I am still jittery after two weeks, but I have also calmed down sufficiently to think rationally about what happened.
'I have no doubt that I would have shot him'
I am very happy I didn’t have a firearm when I surprised the burglar carrying my flat screen TV to the street.
I have no doubt that I would have shot him. If I hit him, he would have been dead. If I had missed, I would probably have been shot dead.
I didn’t deserve to die. The horrible thug bastard deserved to go to jail, but he also didn’t deserve to die.
Breaking in and stealing a TV set - even pointing a firearm - doesn’t warrant the death penalty.
If I had killed him, he would now be gone, but I would have to live with killing someone I knew nothing about for the rest of my life.
What really pisses me off is that the thug bastard is not going to be caught, and he knows it.
He knows it and I know it because the police isn’t even trying to catch him.
Not even an armed robbery warrants an investigation by Deputy Minister Fikile Mbalula’s fierce police force.
Why would he stop?
The investigating officer in my three cases did not interview anyone in my street, not even the known criminal everyone suspects.
He didn’t even walk around my house or to the open veld across the street to look for discarded property or other clues. I found several of my stolen articles there the next day.
He didn’t go to any of the pawn shops in my neighbourhood, not even the shady ones, to ask whether someone had tried to sell my very distinctive i-pod docking station. I know because I asked them.
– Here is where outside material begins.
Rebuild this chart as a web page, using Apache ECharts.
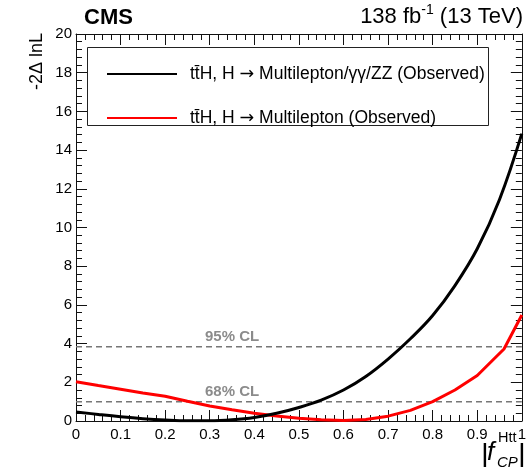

So beware, the young man who pointed his gun at me and robbed me of most of my valuables could be lurking near your house, ready to do the same to you. Why would he stop if he is never going to be caught?
Mbalula’s policemen meanwhile are shooting little kids in the head, because their political bosses are telling them to shoot first and worry about consequences later.
If only Mbalula would get on his populist horse with a new slogan: Catch the bastards!